A: Direct oil supply disruption appears less likely if damage remains concentrated on civilian structures; however, the probability of escalation that could affect energy infrastructure rises with each reciprocating strike. Historical precedent (Sept 14, 2019 Abqaiq attack removed 5.7 million bpd and spiked Brent ~19% intraday) shows markets react quickly to supply interruptions, but the present event's principal risk channel is escalation rather than an immediate hit to export capacity (EIA/Reuters, Sept 14, 2019).

Q: What metrics should investors watch in the next week for clearer signals?

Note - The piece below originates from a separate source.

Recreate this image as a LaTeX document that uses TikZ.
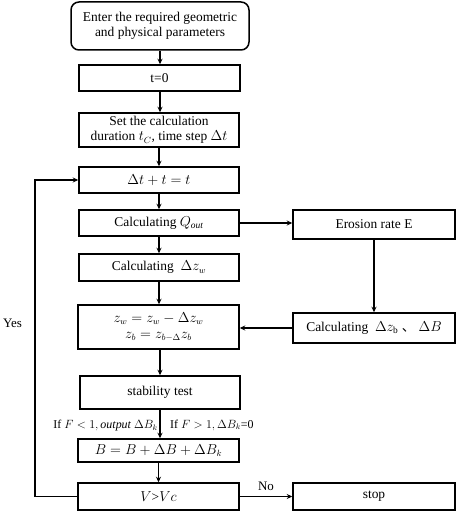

A: Key near-term metrics include updated damage tallies from humanitarian agencies (revisions to the 92,600 figure), AIS-based vessel rerouting through the Strait of Hormuz, weekly EIA/IEA oil inventory reports, regional sovereign bond spreads, and insurance war-risk premium movements. Divergence between these indicators and headline oil-price moves can reveal where second-order risks are concentrating.

Bottom Line

The Iranian Red Crescent's report of 92,600 damaged civilian units (Mar 28, 2026) elevates humanitarian and fiscal risks more than it necessarily implies immediate oil-supply losses; markets should price both the escalation probability and the second-order economic consequences. Vigilant, multi-source monitoring is essential while diplomatic signals determine the likely path to stabilization.

Disclaimer: This article is for informational purposes only and does not constitute investment advice.